Usure du temps oblige, les témoignages des anciens combattants de la guerre d’Espagne deviennent rares et s’avèrent parfois problématiques.

Le témoignage de Franscico Garcia Berrea a été retrouvé par son fils dans les affaires de famille en 2010, soit 11 ans après le décès de son père. Composé initialement de plusieurs cahiers, le journal a été retravaillé (recomposé et coupé) par son fils, aidé d’un universitaire spécialiste de l’Espagne, Jean Franco. Ce manuscrit intéressant sur les combats pendant la guerre civile espagnole laisse en suspens des interrogations sur les conditions de sa rédaction et la recomposition initiale effectuée par l’auteur. Le journal permet de suivre le père de Salvador Claude Garcia de son enfance jusqu’à la Retirada et l’exil en France.

 

Terre sans pain et guerre civile

Franscico Garcia Berrera est né en 1908, dans une famille de paysans andalous. Ils vivent sur ces terres sans pain, magnifiquement illustrées au cinéma par Luis Bunuel. Franscico garde les troupeaux. Il apprend à lire et à écrire alors qu’il ne va pas à l’école. Obligé de faire son service militaire, il tente de devenir policier sans que l’on ne sache ni pourquoi, ni comment, puisque les débuts du journal ont été malheureusement un peu trop coupés. Devenu saisonnier, il rejoint le syndicat des ouvriers agricoles de tendance anarcho-syndicaliste, la Confédération nationale du travail. Lors du pronunciamiento du 18 juillet 1936, après deux jours de combats contre les franquistes, il quitte sa région natale après avoir tenté, en vain, de défendre son village. Pour échapper à la Guardia civile, il se cache, évite une arrestation et certainement une exécution sommaire en juillet 1936, entamant une marche folle de plusieurs dizaines de kilomètres.

 

Guerre sans fin

Il prend place dans les milices républicaines à Ronda dans la province de Séville puis part combattre sur le front. Il passe une grande partie de l’hiver 1936-1937 au sud de Malaga. Il décrit les phases d’attente des miliciens avant les combats et la rigueur de l’attente. La progression des nationalistes oblige son bataillon à quitter Malaga jusqu’à Motril, où il est blessé, sans qu’il soit possible de connaître la date exacte.

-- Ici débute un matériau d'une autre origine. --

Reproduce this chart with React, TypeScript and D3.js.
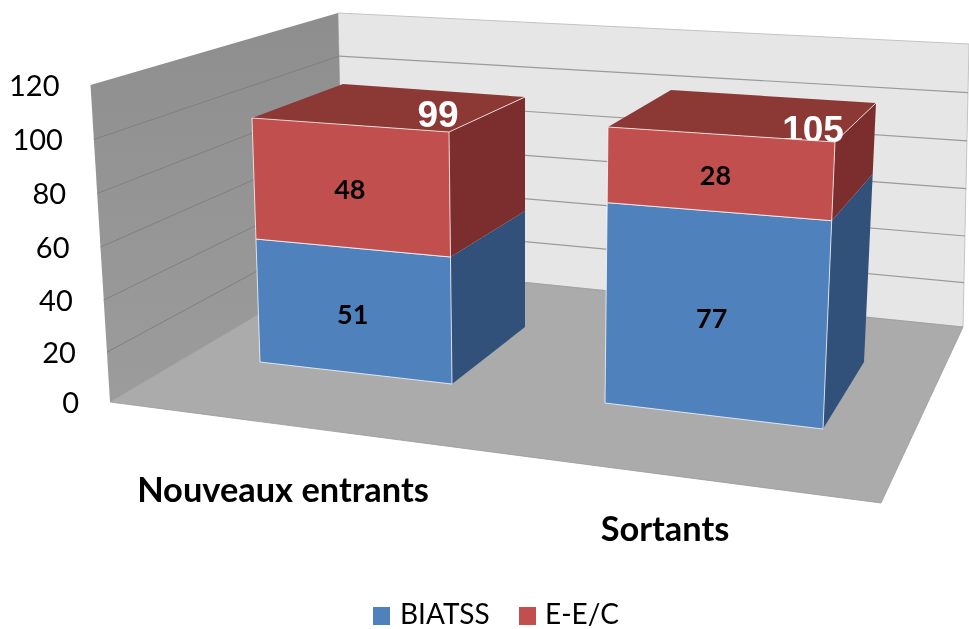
import React from "react";
import * as d3 from "d3";

// ---- data ----
const categories = ["Nouveaux entrants", "Sortants"];
const biatss = [51, 77];
const eec = [48, 28];
const totals = [99, 105];
const yTicks = [0, 20, 40, 60, 80, 100, 120];
const legendNames = ["BIATSS", "E-E/C"];

// ---- layout ----
const W = 969, H = 629;
const FONT = "Lato, 'Open Sans', sans-serif";
const PERSPECTIVE = 1.033; // slight foreshortening of the vertical axis
type P = [number, number];
// value -> screen point along one projected vertical edge of the 3D box
const edge = (a: P, b: P, max: number) => {
  const t = d3.scalePow().exponent(PERSPECTIVE).domain([0, max]).range([0, 1]);
  const sx = d3.scaleLinear().domain([0, 1]).range([a[0], b[0]]);
  const sy = d3.scaleLinear().domain([0, 1]).range([a[1], b[1]]);
  return (v: number): P => [sx(t(v)), sy(t(v))];
};
const poly = (pts: P[]) => d3.line()(pts) + "Z";
const seg = (a: P, b: P) => d3.line()([a, b]) ?? "";

const wallFront = edge([110, 402], [90.5, 85], 120);
const wallBack = edge([344, 264], [338, 13], 120);
const wallRight = edge([963, 327], [969, 44], 120);
const floorFrontRight: P = [881, 503];

const barEdges = [
  {
    fl: edge([260, 362], [252, 118], totals[0]),
    fr: edge([452, 384], [449, 132], totals[0]),
    br: edge([525, 327], [525, 97], totals[0]),
    blTop: [343, 84] as P,
    labelDx: -2,
    totalAt: [438, 127] as P,
  },
  {
    fl: edge([605, 403], [608, 127], totals[1]),
    fr: edge([823, 429], [835, 142], totals[1]),
    br: edge([864, 362], [876, 103], totals[1]),
    blTop: [671, 90] as P,
    labelDx: -5,
    totalAt: [813, 142] as P,
  },
];
const catLabelPos: P[] = [[283, 502], [665, 541]];

const colors = {
  blue: { front: "#4f81bd", side: "#30517a" },
  red: { front: "#c0504d", side: "#7b2f2e", top: "#8c3836" },
};

export default function App() {
  return (
    <svg
      width={W}
      height={H}
      viewBox={`0 0 ${W} ${H}`}
      style={{ position: "absolute", left: 0, top: 0, background: "#fff" }}
      fontFamily={FONT}
    >
      <defs>
        <linearGradient id="wallG" x1="0" y1="0" x2="0" y2="1">
          <stop offset="0" stopColor="#8e8e8e" />
          <stop offset="1" stopColor="#9c9c9c" />
        </linearGradient>
        <filter id="soft" x="-5%" y="-5%" width="110%" height="110%">
          <feGaussianBlur stdDeviation="0.45" />
        </filter>
      </defs>

      <g filter="url(#soft)">
        {/* back wall */}
        <path d={poly([wallBack(0), wallBack(120), wallRight(120), wallRight(0)])} fill="#e6e6e6" stroke="#c4c4c4" strokeWidth={1} />
        {yTicks.slice(1, -1).map((t) => (
          <path key={t} d={seg(wallBack(t), wallRight(t))} stroke="#9a9a9a" strokeWidth={1.2} fill="none" />
        ))}
        {/* left wall */}
        <path d={poly([wallFront(0), wallFront(120), wallBack(120), wallBack(0)])} fill="url(#wallG)" />
        {yTicks.slice(1, -1).map((t) => (
          <path key={t} d={seg(wallFront(t), wallBack(t))} stroke="#808080" strokeWidth={1} fill="none" />
        ))}
        {/* floor */}
        <path d={poly([wallFront(0), wallBack(0), wallRight(0), floorFrontRight])} fill="#ababab" stroke="#9a9a9a" strokeWidth={0.8} />

        {/* bars */}
        {categories.map((c, i) => {
          const b = barEdges[i];
          const v0 = biatss[i];
          const v1 = totals[i];
          const lineCol = "rgba(255,255,255,0.75)";
          return (
            <g key={c}>
              <path d={poly([b.fr(0), b.fr(v0), b.br(v0), b.br(0)])} fill={colors.blue.side} />
              <path d={poly([b.fr(v0), b.fr(v1), b.br(v1), b.br(v0)])} fill={colors.red.side} />
              <path d={poly([b.fl(v1), b.blTop, b.br(v1), b.fr(v1)])} fill={colors.red.top} />
              <text x={b.totalAt[0]} y={b.totalAt[1]} textAnchor="middle" fontSize={37} fontWeight={700} fill="#fff" fontFamily="'Liberation Sans', sans-serif">
                {totals[i]}
              </text>
              <path d={poly([b.fl(0), b.fl(v0), b.fr(v0), b.fr(0)])} fill={colors.blue.front} stroke={lineCol} strokeWidth={1} />
              <path d={poly([b.fl(v0), b.fl(v1), b.fr(v1), b.fr(v0)])} fill={colors.red.front} stroke={lineCol} strokeWidth={1} />
              <path d={seg(b.fr(v1), b.br(v1))} stroke={lineCol} strokeWidth={1} fill="none" />
            </g>
          );
        })}

        {/* value labels */}
        {categories.map((c, i) => {
          const b = barEdges[i];
          const mid = (v: number): P => {
            const l = b.fl(v), r = b.fr(v);
            return [(l[0] + r[0]) / 2 + b.labelDx, (l[1] + r[1]) / 2];
          };
          const pa = mid(biatss[i] / 2);
          const pb = mid(biatss[i] + eec[i] / 2);
          return (
            <g key={c} textAnchor="middle" fontSize={27} fontWeight={700} fill="#000">
              <text x={pa[0]} y={pa[1] + 12}>{biatss[i]}</text>
              <text x={pb[0]} y={pb[1] + 12}>{eec[i]}</text>
            </g>
          );
        })}

        {/* y axis labels */}
        {yTicks.map((t) => {
          const p = wallFront(t);
          return (
            <text key={t} x={p[0] - 31} y={p[1] + 11} textAnchor="end" fontSize={29} fill="#000">
              {t}
            </text>
          );
        })}

        {/* category labels */}
        {categories.map((c, i) => (
          <text key={c} x={catLabelPos[i][0]} y={catLabelPos[i][1]} textAnchor="middle" fontSize={34.4} fontWeight={700} fill="#000">
            {c}
          </text>
        ))}

        {/* legend */}
        <rect x={373} y={607} width={17} height={18} fill={colors.blue.front} />
        <text x={400} y={624} fontSize={28} fill="#000">{legendNames[0]}</text>
        <rect x={519} y={607} width={17} height={18} fill={colors.red.front} />
        <text x={545} y={624} fontSize={28} fill="#000">{legendNames[1]}</text>
      </g>
    </svg>
  );
}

De même, des questions surgissent ; il dit être envoyé à Madrid où il est incorporé dans l’armée régulière. Les éditeurs du journal auraient pu souligner que les milices ont été dissoutes depuis novembre 1936 et incorporées à l’armée régulière. Après un séjour dans la capitale, il reprend sa place sur le front andalou avant d’être envoyé sur celui d’Aragon. Il participe à la grande offensive de l’Ebre et est l’un des derniers à tenter de franchir le fleuve en 1938 mais son corps d’armée est repoussé côté catalan. Toute la fin de l’année 1938 constitue une forme d’attente d’un combat qui semble perdu d’avance face à la puissance de l’armée franquiste. En mars 1939, il connaît la retraite, les camps des Pyrénées. Il est interné à Barcarès puis transféré à Argelès, avant d’être libéré.

 

Zones d’ombre

Le livre est surtout un carnet de notes, analysant les combats, et un témoignage sur ses camarades tombés au front. Il montre la violence de la guerre civile et les massacres que subissent les Républicains. Il existe peu de passages sur la vie politique en Espagne, excepté la détestation des commissaires politiques communistes. Si Francisco Garcia Barrera décrit les espoirs d’un peuple en armes qui s’est levé contre la tyrannie un matin de juillet 1936, le journal aurait mérité un appareil critique digne de ce nom incorporé au texte plutôt qu’une note explicative finale mêlant des généralités et des informations plus ou moins précises. La publication de ce journal laisse plus d’interrogations qu’elle n’apporte de réponses, ce qui est dommage au vu de l’itinéraire du diariste. De même, s’il est possible de sentir que les textes ont été écrits après les faits, il est impossible d’avoir une idée précise des conditions de sa rédaction rendant son exploitation difficile.